Set task: Reproduce each line from the records that holds "with".

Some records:
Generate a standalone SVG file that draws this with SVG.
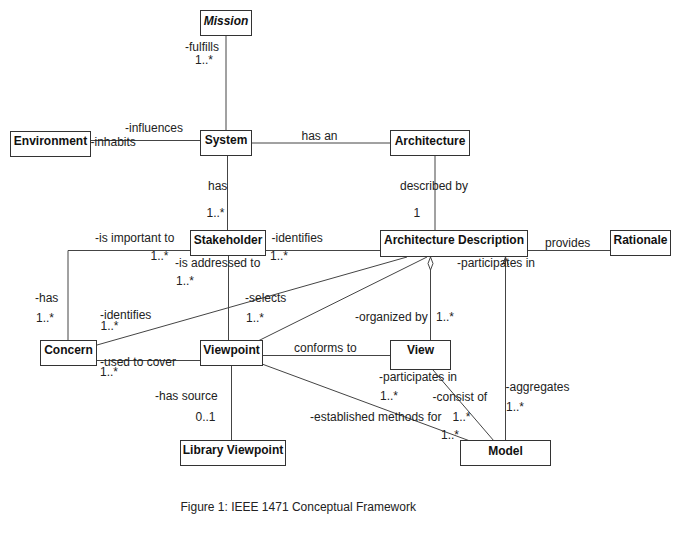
<svg xmlns="http://www.w3.org/2000/svg" width="681" height="538" viewBox="0 0 681 538">
<style>
.box{fill:#fff;stroke:#333;stroke-width:1}
.nt{font-family:"Liberation Sans",Arial,sans-serif;font-size:12px;font-weight:bold;fill:#111;text-anchor:middle}
.lb{font-family:"Liberation Sans",Arial,sans-serif;font-size:12px;fill:#222}
.ln{fill:none;stroke:#444;stroke-width:1}
</style>
<rect width="681" height="538" fill="#fff"/>
<g id="connectors">
<line class="ln" x1="226" y1="36" x2="226" y2="131"/>
<line class="ln" x1="90" y1="140.5" x2="200" y2="140.5"/>
<line class="ln" x1="252" y1="143" x2="390" y2="143"/>
<line class="ln" x1="227.5" y1="156" x2="227.5" y2="231"/>
<line class="ln" x1="435" y1="156" x2="435" y2="231"/>
<line class="ln" x1="266" y1="250.5" x2="380" y2="250.5"/>
<line class="ln" x1="528" y1="250.5" x2="610" y2="250.5"/>
<polyline class="ln" points="191,250.5 68,250.5 68,341"/>
<line class="ln" x1="228.5" y1="256" x2="228.5" y2="341"/>
<line class="ln" x1="97" y1="345" x2="407" y2="257"/>
<line class="ln" x1="258" y1="341" x2="427" y2="257"/>
<line class="ln" x1="97" y1="360.5" x2="200" y2="360.5"/>
<line class="ln" x1="262" y1="355.5" x2="391" y2="355.5"/>
<line class="ln" x1="430.5" y1="270" x2="430.5" y2="340"/>
<polygon points="430.5,257 433,263.5 430.5,270 428,263.5" fill="#fff" stroke="#444" stroke-width="1"/>
<line class="ln" x1="505.5" y1="257" x2="505.5" y2="441"/>
<polyline class="ln" points="502.5,265 505.5,257 508.5,265"/>
<line class="ln" x1="433" y1="370" x2="494" y2="441"/>
<line class="ln" x1="262" y1="364" x2="470" y2="441"/>
<line class="ln" x1="231.5" y1="366" x2="231.5" y2="440"/>
</g>
<g id="labels">
<text class="lb" x="185" y="50.5">-fulfills</text>
<text class="lb" x="195" y="64">1..*</text>
<text class="lb" x="125" y="131.5">-influences</text>
<text class="lb" x="90.5" y="145.5">-inhabits</text>
<text class="lb" x="301.5" y="140">has an</text>
<text class="lb" x="208" y="190">has</text>
<text class="lb" x="206.5" y="216.5">1..*</text>
<text class="lb" x="400" y="189.5">described by</text>
<text class="lb" x="413.5" y="216.5">1</text>
<text class="lb" x="95" y="241.5">-is important to</text>
<text class="lb" x="150.5" y="260">1..*</text>
<text class="lb" x="271.5" y="241.5">-identifies</text>
<text class="lb" x="270" y="260">1..*</text>
<text class="lb" x="545" y="246.5">provides</text>
<text class="lb" x="457" y="267">-participates in</text>
<text class="lb" x="175" y="267">-is addressed to</text>
<text class="lb" x="176" y="285">1..*</text>
<text class="lb" x="35" y="301.5">-has</text>
<text class="lb" x="36" y="321.5">1..*</text>
<text class="lb" x="100" y="319">-identifies</text>
<text class="lb" x="100.5" y="329.5">1..*</text>
<text class="lb" x="245" y="301.5">-selects</text>
<text class="lb" x="246" y="321.5">1..*</text>
<text class="lb" x="355" y="320.5">-organized by</text>
<text class="lb" x="436" y="320.5">1..*</text>
<text class="lb" x="294" y="351.5">conforms to</text>
<text class="lb" x="100" y="366">-used to cover</text>
<text class="lb" x="100" y="376">1..*</text>
<text class="lb" x="379" y="380.5">-participates in</text>
<text class="lb" x="380" y="400">1..*</text>
<text class="lb" x="432.5" y="400.5">-consist of</text>
<text class="lb" x="452.5" y="420.5">1..*</text>
<text class="lb" x="505.5" y="391">-aggregates</text>
<text class="lb" x="506" y="410.5">1..*</text>
<text class="lb" x="310" y="421">-established methods for</text>
<text class="lb" x="441" y="439">1..*</text>
<text class="lb" x="155" y="400">-has source</text>
<text class="lb" x="195.5" y="420.5">0..1</text>
</g>
<g id="mission"><rect class="box" x="200.5" y="10.5" width="51" height="25"/><text class="nt" x="226" y="24.5" font-style="italic">Mission</text></g>
<g id="environment"><rect class="box" x="10.5" y="131.5" width="80" height="25"/><text class="nt" x="50.5" y="144.5">Environment</text></g>
<g id="system"><rect class="box" x="200.5" y="130.5" width="51" height="25"/><text class="nt" x="226" y="144">System</text></g>
<g id="architecture"><rect class="box" x="390.5" y="130.5" width="79" height="25"/><text class="nt" x="430" y="144.5">Architecture</text></g>
<g id="stakeholder"><rect class="box" x="190.5" y="230.5" width="75" height="25"/><text class="nt" x="228" y="244">Stakeholder</text></g>
<g id="architecture-description"><rect class="box" x="380.5" y="230.5" width="147" height="26"/><text class="nt" x="454" y="244">Architecture Description</text></g>
<g id="rationale"><rect class="box" x="610.5" y="230.5" width="60" height="25"/><text class="nt" x="640.5" y="244">Rationale</text></g>
<g id="concern"><rect class="box" x="40.5" y="340.5" width="56" height="25"/><text class="nt" x="68.5" y="354">Concern</text></g>
<g id="viewpoint"><rect class="box" x="200.5" y="340.5" width="62" height="25"/><text class="nt" x="231.5" y="354">Viewpoint</text></g>
<g id="view"><rect class="box" x="390.5" y="340.5" width="60" height="29"/><text class="nt" x="420.5" y="353.5">View</text></g>
<g id="library-viewpoint"><rect class="box" x="180.5" y="440.5" width="105" height="25"/><text class="nt" x="233" y="453.5">Library Viewpoint</text></g>
<g id="model"><rect class="box" x="460.5" y="440.5" width="90" height="25"/><text class="nt" x="505.5" y="454.5">Model</text></g>
<text class="lb" x="180.5" y="510.5">Figure 1: IEEE 1471 Conceptual Framework</text>
</svg>
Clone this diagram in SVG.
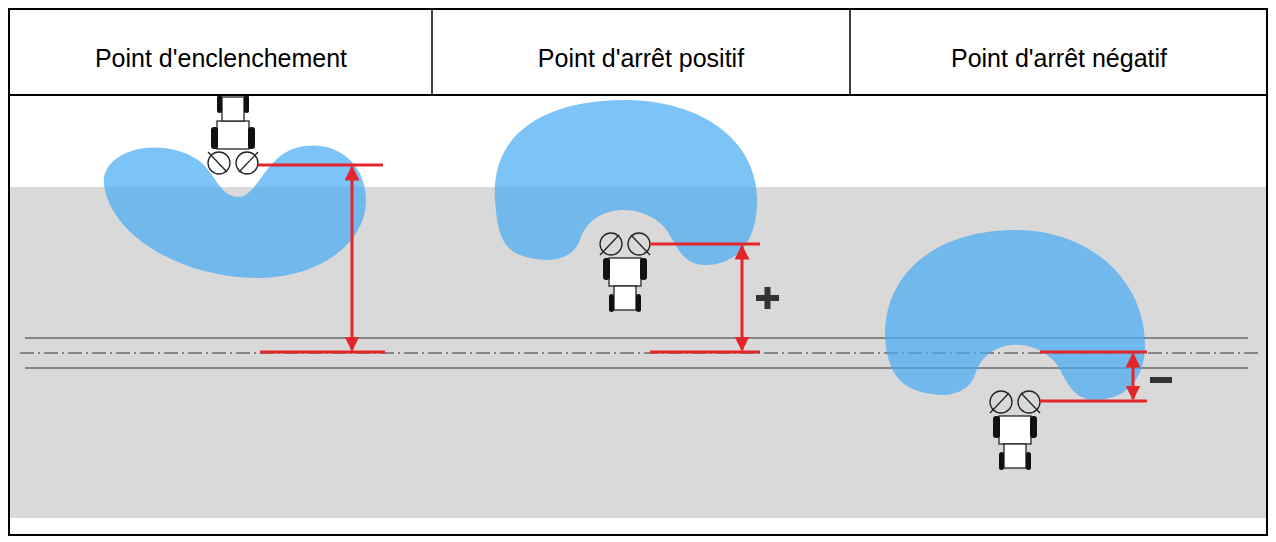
<svg xmlns="http://www.w3.org/2000/svg" xmlns:xlink="http://www.w3.org/1999/xlink" width="1276" height="542" viewBox="0 0 1276 542">
<style>
.h{font-family:"Liberation Sans",Arial,sans-serif;font-size:25px;fill:#000;text-anchor:middle}
.red{stroke:#e3262c;stroke-width:3;fill:none}
.blue{fill:#45aaf5;opacity:0.7}
.thin{stroke:#333;stroke-width:1;fill:none}
</style>
<defs>
<marker id="ah" viewBox="0 0 10 10" refX="9" refY="5" markerWidth="5" markerHeight="5" orient="auto-start-reverse"><path d="M0,0 L10,5 L0,10 Z" fill="#e3262c"/></marker>
<g id="tractor">
<rect x="-16" y="-42" width="32" height="28" fill="#fff" stroke="#222" stroke-width="1.3"/>
<rect x="-11" y="-66" width="22" height="24" fill="#fff" stroke="#222" stroke-width="1.3"/>
<rect x="-22" y="-36" width="7" height="22" rx="3" fill="#111"/>
<rect x="15" y="-36" width="7" height="22" rx="3" fill="#111"/>
<rect x="-16" y="-68" width="5" height="18" rx="2.5" fill="#111"/>
<rect x="11" y="-68" width="5" height="18" rx="2.5" fill="#111"/>
<g fill="none" stroke="#222" stroke-width="1.3">
<circle cx="-14" cy="0" r="11"/><circle cx="14" cy="0" r="11"/>
<line x1="-25" y1="-11" x2="-6" y2="9"/><line x1="25" y1="-11" x2="6" y2="9"/>
</g>
</g>
</defs>
<rect x="0" y="0" width="1276" height="542" fill="#fff"/>
<rect x="10" y="187" width="1256" height="331" fill="#d9d9d9"/>
<g id="lines">
<line x1="25" y1="338" x2="1248" y2="338" class="thin"/>
<line x1="25" y1="368" x2="1248" y2="368" class="thin"/>
<line x1="20" y1="353" x2="1262" y2="353" stroke="#333" stroke-width="1" stroke-dasharray="14,4,2,4"/>
</g>
<g id="spray1"><path class="blue" d="M104,185 C100,150 160,135 198,160 C214,171 220,197 238,197 C256,197 264,162 290,150 C330,135 366,160 366,200 C366,242 322,276 262,278 C190,280 112,240 104,185 Z"/></g>
<g id="spray2"><path class="blue" d="M495,200 C490,130 550,100 625,100 C700,100 760,140 757,205 C755,250 730,265 705,265 C680,265 675,240 665,228 C640,200 590,205 580,240 C570,265 540,262 520,255 C500,248 497,225 495,200 Z"/></g>
<g id="spray3"><path class="blue" d="M885,335 C885,270 940,230 1015,230 C1090,230 1145,280 1145,345 C1145,385 1120,400 1095,400 C1070,400 1065,375 1055,362 C1030,335 985,340 975,375 C965,400 935,397 915,390 C893,382 886,360 885,335 Z"/></g>
<g id="tractor1"><use xlink:href="#tractor" transform="translate(233,163)"/></g>
<g id="tractor2"><use xlink:href="#tractor" transform="translate(625,244) scale(1,-1)"/></g>
<g id="tractor3"><use xlink:href="#tractor" transform="translate(1015,402) scale(1,-1)"/></g>
<g id="connectors">
<line class="red" x1="258" y1="165" x2="383" y2="165"/>
<line class="red" x1="260" y1="352" x2="385" y2="352"/>
<line class="red" x1="352" y1="167" x2="352" y2="350" marker-start="url(#ah)" marker-end="url(#ah)"/>
<line class="red" x1="650" y1="244" x2="760" y2="244"/>
<line class="red" x1="650" y1="352" x2="760" y2="352"/>
<line class="red" x1="742" y1="246" x2="742" y2="350" marker-start="url(#ah)" marker-end="url(#ah)"/>
<line class="red" x1="1040" y1="352" x2="1147" y2="352"/>
<line class="red" x1="1040" y1="401" x2="1147" y2="401"/>
<line class="red" x1="1133" y1="354" x2="1133" y2="399" marker-start="url(#ah)" marker-end="url(#ah)"/>
</g>
<g id="signs" fill="#333">
<rect x="756" y="295" width="23" height="6"/><rect x="764.5" y="287" width="6" height="22"/>
<rect x="1150" y="377" width="22" height="6"/>
</g>
<g id="header">
<rect x="9" y="9" width="1258" height="526" fill="none" stroke="#000" stroke-width="2"/>
<line x1="9" y1="95" x2="1267" y2="95" stroke="#000" stroke-width="2"/>
<line x1="432" y1="9" x2="432" y2="95" stroke="#000" stroke-width="1.5"/>
<line x1="850" y1="9" x2="850" y2="95" stroke="#000" stroke-width="1.5"/>
<text class="h" x="221" y="67">Point d'enclenchement</text>
<text class="h" x="641" y="67">Point d'arrêt positif</text>
<text class="h" x="1059" y="67">Point d'arrêt négatif</text>
</g>
</svg>
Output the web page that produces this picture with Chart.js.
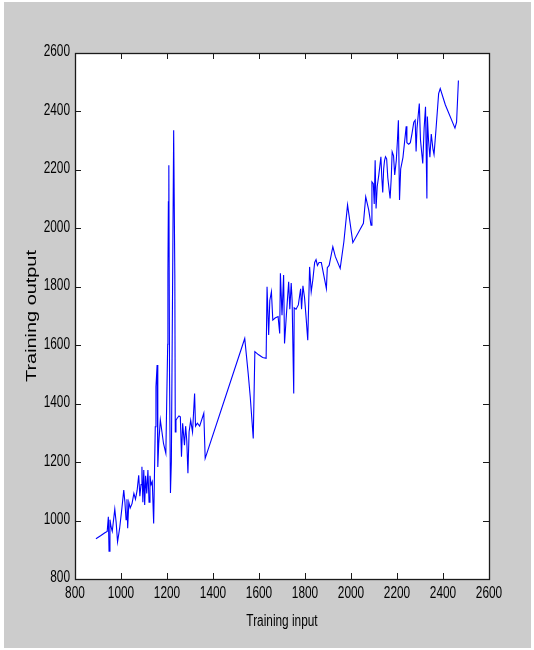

Response:
Generate a standalone SVG file that draws this with SVG.
Output the web page that produces this picture with Chart.js.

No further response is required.